People have care free "no strings" attached sex all the time with no emotion involved. There were times when my husband and I would despise the sight of each other because of some event but still manage to get a little frisky. I suppose there is some under lying problem here I'm possibly not seeing. I wouldn't necessarily say it's all on me because I've been willing, but obviously not making enough of the effort., Because we all know a man's easy to lay up with if your provocative enough (no offense intended, just sayin)....especially my husband for some reason, he's easily satisfied.
I'm just as equally at fault here...I know I am, but I'm the one...with boobs, I'm young and firm and exciting...shouldn't he make an effort too??? Shouldn't he appreciate that??

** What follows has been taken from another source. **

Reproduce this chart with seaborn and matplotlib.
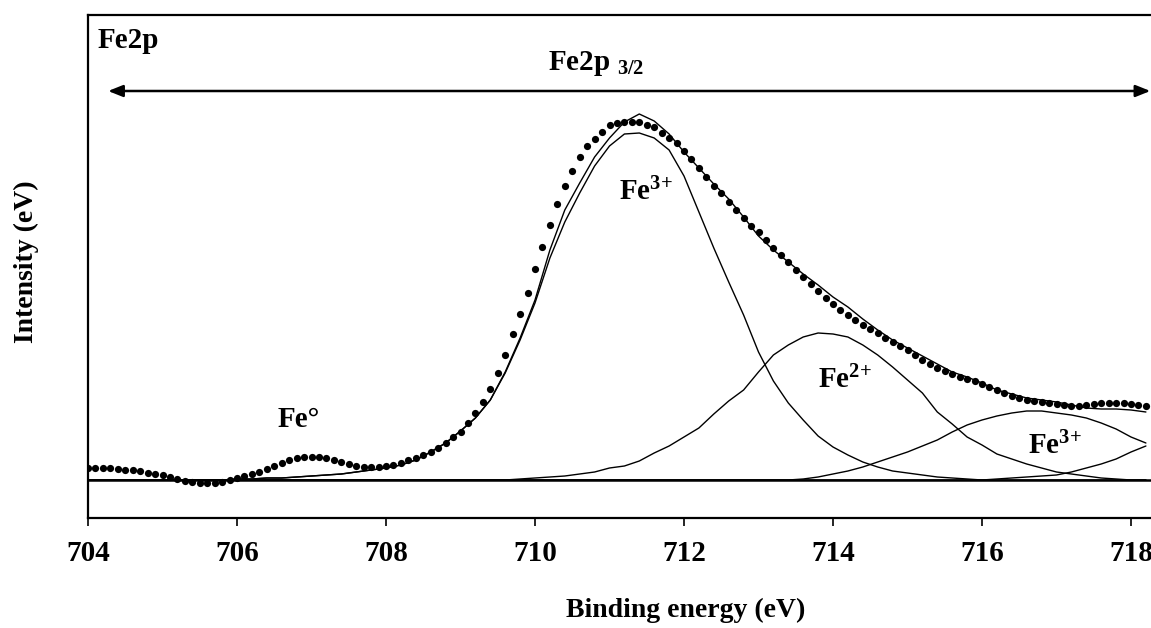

Anyway, about my psychological stuff...my lack of self esteem probably contributes...my temper and so forth. I have put on a lot of weight since we first met before children....like 50 pounds of baby weight, one on top of another and I haven't made much of an effort to take the weight off. I'm 5'7 and 168lbs. I'm not obese but chubby...yes.
It's frustrating, truly is. If it were up to me we'd be happier and more sexual and get along...not just for the sake of the kids but for the sake of love and our marriage. It probably is up to me, at least 50%...*shrugs*
Sex has it's importance..there's a connectivity there that we have been lacking for awhile now.